▶ **What is required**: Copy out each line exactly; pictures stay out of the copy.

········

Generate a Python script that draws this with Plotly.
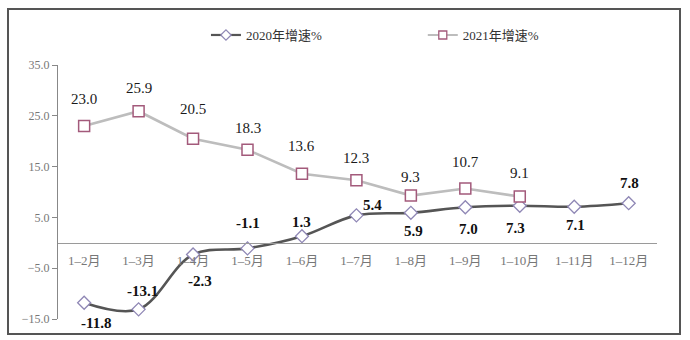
import plotly.graph_objects as go

# Month ranges (cumulative, Jan to ...)
months = ["1–2月", "1–3月", "1–4月", "1–5月", "1–6月", "1–7月",
          "1–8月", "1–9月", "1–10月", "1–11月", "1–12月"]

# Growth rates, %
growth_2020 = [-11.8, -13.1, -2.3, -1.1, 1.3, 5.4, 5.9, 7.0, 7.3, 7.1, 7.8]
growth_2021 = [23.0, 25.9, 20.5, 18.3, 13.6, 12.3, 9.3, 10.7, 9.1]

name_2020 = "2020年增速%"
name_2021 = "2021年增速%"

y_ticks = [-15, -5, 5, 15, 25, 35]

# Label offsets in pixels (x, y) for each point
offsets_2020 = [(12, -20), (4, 18), (7, -27), (0, 25), (0, 14), (16, 10),
                (3, -18), (3, -22), (-4, -22), (1, -18), (1, 20)]
offsets_2021 = [(0, 27), (0, 23), (0, 30), (0, 22), (0, 28), (0, 22),
                (0, 19), (0, 26), (0, 24)]

SERIF = "Liberation Serif, Times New Roman, Noto Sans CJK SC, serif"

C2020_LINE, C2020_MARK = "#555555", "#8f87b5"
C2021_LINE, C2021_MARK = "#bdbdbd", "#a35a7b"

fig = go.Figure()

fig.add_trace(go.Scatter(
    x=months, y=growth_2020, name=name_2020, showlegend=False,
    mode="lines+markers",
    line=dict(color=C2020_LINE, width=2.6, shape="spline", smoothing=1.0),
    marker=dict(symbol="diamond", size=10, color="white",
                line=dict(color=C2020_MARK, width=1.3)),
    cliponaxis=False,
))

fig.add_trace(go.Scatter(
    x=months[:len(growth_2021)], y=growth_2021, name=name_2021, showlegend=False,
    mode="lines+markers",
    line=dict(color=C2021_LINE, width=2.6),
    marker=dict(symbol="square", size=11, color="white",
                line=dict(color=C2021_MARK, width=1.5)),
    cliponaxis=False,
))

# Compact legend keys (smaller symbols than on the plot)
fig.add_trace(go.Scatter(
    x=[None], y=[None], name=name_2020, legend="legend",
    mode="lines+markers",
    line=dict(color=C2020_LINE, width=2.2),
    marker=dict(symbol="diamond", size=8, color="white",
                line=dict(color=C2020_MARK, width=1.2)),
))
fig.add_trace(go.Scatter(
    x=[None], y=[None], name=name_2021, legend="legend2",
    mode="lines+markers",
    line=dict(color=C2021_LINE, width=2.2),
    marker=dict(symbol="square", size=8, color="white",
                line=dict(color=C2021_MARK, width=1.3)),
))

annotations = []
for i, v in enumerate(growth_2020):
    dx, dy = offsets_2020[i]
    annotations.append(dict(
        x=months[i], y=v, text=f"{v:.1f}", showarrow=False,
        xshift=dx, yshift=dy,
        font=dict(family=SERIF, size=15, color="#111111", weight="bold"),
    ))
for i, v in enumerate(growth_2021):
    dx, dy = offsets_2021[i]
    annotations.append(dict(
        x=months[i], y=v, text=f"{v:.1f}", showarrow=False,
        xshift=dx, yshift=dy,
        font=dict(family=SERIF, size=15, color="#1a1a1a"),
    ))

y_min, y_max = -15, 35
zero_pos = (0 - y_min) / (y_max - y_min)

legend_style = dict(
    orientation="h", xanchor="left", y=1.118, yanchor="middle",
    font=dict(family=SERIF, size=13, color="#333333"),
    itemwidth=30,
    bgcolor="rgba(0,0,0,0)",
)

fig.update_layout(
    width=690, height=340,
    margin=dict(l=58, r=33, t=65, b=21),
    paper_bgcolor="white", plot_bgcolor="white",
    font=dict(family=SERIF),
    showlegend=True,
    legend=dict(x=0.247, **legend_style),
    legend2=dict(x=0.609, **legend_style),
    xaxis=dict(
        type="category", range=[-0.48, 10.52],
        anchor="free", position=zero_pos,
        showline=True, linecolor="#9a9a9a", linewidth=1,
        showgrid=False, zeroline=False,
        ticks="outside", ticklen=6, tickcolor="rgba(0,0,0,0)",
        tickfont=dict(family=SERIF, size=13, color="#777777"),
    ),
    yaxis=dict(
        range=[y_min, y_max],
        tickvals=y_ticks, tickformat=".1f",
        showline=True, linecolor="#888888", linewidth=1,
        showgrid=False, zeroline=False,
        ticks="outside", ticklen=5, tickcolor="#888888",
        tickfont=dict(family=SERIF, size=12, color="#777777"),
    ),
    annotations=annotations,
    shapes=[dict(
        type="rect", xref="paper", yref="paper",
        x0=(8 - 58) / 599, x1=(680 - 58) / 599,
        y0=(319 - 334) / 254, y1=(319 - 9) / 254,
        line=dict(color="#555555", width=2), fillcolor="rgba(0,0,0,0)",
        layer="below",
    )],
)

fig.write_html("out.html")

········

▶ **Complete answer**:
Generate a Python script that draws this with Plotly.
import plotly.graph_objects as go

# Month ranges (cumulative, Jan to ...)
months = ["1–2月", "1–3月", "1–4月", "1–5月", "1–6月", "1–7月",
          "1–8月", "1–9月", "1–10月", "1–11月", "1–12月"]

# Growth rates, %
growth_2020 = [-11.8, -13.1, -2.3, -1.1, 1.3, 5.4, 5.9, 7.0, 7.3, 7.1, 7.8]
growth_2021 = [23.0, 25.9, 20.5, 18.3, 13.6, 12.3, 9.3, 10.7, 9.1]

name_2020 = "2020年增速%"
name_2021 = "2021年增速%"

y_ticks = [-15, -5, 5, 15, 25, 35]

# Label offsets in pixels (x, y) for each point
offsets_2020 = [(12, -20), (4, 18), (7, -27), (0, 25), (0, 14), (16, 10),
                (3, -18), (3, -22), (-4, -22), (1, -18), (1, 20)]
offsets_2021 = [(0, 27), (0, 23), (0, 30), (0, 22), (0, 28), (0, 22),
                (0, 19), (0, 26), (0, 24)]

SERIF = "Liberation Serif, Times New Roman, Noto Sans CJK SC, serif"

C2020_LINE, C2020_MARK = "#555555", "#8f87b5"
C2021_LINE, C2021_MARK = "#bdbdbd", "#a35a7b"

fig = go.Figure()

fig.add_trace(go.Scatter(
    x=months, y=growth_2020, name=name_2020, showlegend=False,
    mode="lines+markers",
    line=dict(color=C2020_LINE, width=2.6, shape="spline", smoothing=1.0),
    marker=dict(symbol="diamond", size=10, color="white",
                line=dict(color=C2020_MARK, width=1.3)),
    cliponaxis=False,
))

fig.add_trace(go.Scatter(
    x=months[:len(growth_2021)], y=growth_2021, name=name_2021, showlegend=False,
    mode="lines+markers",
    line=dict(color=C2021_LINE, width=2.6),
    marker=dict(symbol="square", size=11, color="white",
                line=dict(color=C2021_MARK, width=1.5)),
    cliponaxis=False,
))

# Compact legend keys (smaller symbols than on the plot)
fig.add_trace(go.Scatter(
    x=[None], y=[None], name=name_2020, legend="legend",
    mode="lines+markers",
    line=dict(color=C2020_LINE, width=2.2),
    marker=dict(symbol="diamond", size=8, color="white",
                line=dict(color=C2020_MARK, width=1.2)),
))
fig.add_trace(go.Scatter(
    x=[None], y=[None], name=name_2021, legend="legend2",
    mode="lines+markers",
    line=dict(color=C2021_LINE, width=2.2),
    marker=dict(symbol="square", size=8, color="white",
                line=dict(color=C2021_MARK, width=1.3)),
))

annotations = []
for i, v in enumerate(growth_2020):
    dx, dy = offsets_2020[i]
    annotations.append(dict(
        x=months[i], y=v, text=f"{v:.1f}", showarrow=False,
        xshift=dx, yshift=dy,
        font=dict(family=SERIF, size=15, color="#111111", weight="bold"),
    ))
for i, v in enumerate(growth_2021):
    dx, dy = offsets_2021[i]
    annotations.append(dict(
        x=months[i], y=v, text=f"{v:.1f}", showarrow=False,
        xshift=dx, yshift=dy,
        font=dict(family=SERIF, size=15, color="#1a1a1a"),
    ))

y_min, y_max = -15, 35
zero_pos = (0 - y_min) / (y_max - y_min)

legend_style = dict(
    orientation="h", xanchor="left", y=1.118, yanchor="middle",
    font=dict(family=SERIF, size=13, color="#333333"),
    itemwidth=30,
    bgcolor="rgba(0,0,0,0)",
)

fig.update_layout(
    width=690, height=340,
    margin=dict(l=58, r=33, t=65, b=21),
    paper_bgcolor="white", plot_bgcolor="white",
    font=dict(family=SERIF),
    showlegend=True,
    legend=dict(x=0.247, **legend_style),
    legend2=dict(x=0.609, **legend_style),
    xaxis=dict(
        type="category", range=[-0.48, 10.52],
        anchor="free", position=zero_pos,
        showline=True, linecolor="#9a9a9a", linewidth=1,
        showgrid=False, zeroline=False,
        ticks="outside", ticklen=6, tickcolor="rgba(0,0,0,0)",
        tickfont=dict(family=SERIF, size=13, color="#777777"),
    ),
    yaxis=dict(
        range=[y_min, y_max],
        tickvals=y_ticks, tickformat=".1f",
        showline=True, linecolor="#888888", linewidth=1,
        showgrid=False, zeroline=False,
        ticks="outside", ticklen=5, tickcolor="#888888",
        tickfont=dict(family=SERIF, size=12, color="#777777"),
    ),
    annotations=annotations,
    shapes=[dict(
        type="rect", xref="paper", yref="paper",
        x0=(8 - 58) / 599, x1=(680 - 58) / 599,
        y0=(319 - 334) / 254, y1=(319 - 9) / 254,
        line=dict(color="#555555", width=2), fillcolor="rgba(0,0,0,0)",
        layer="below",
    )],
)

fig.write_html("out.html")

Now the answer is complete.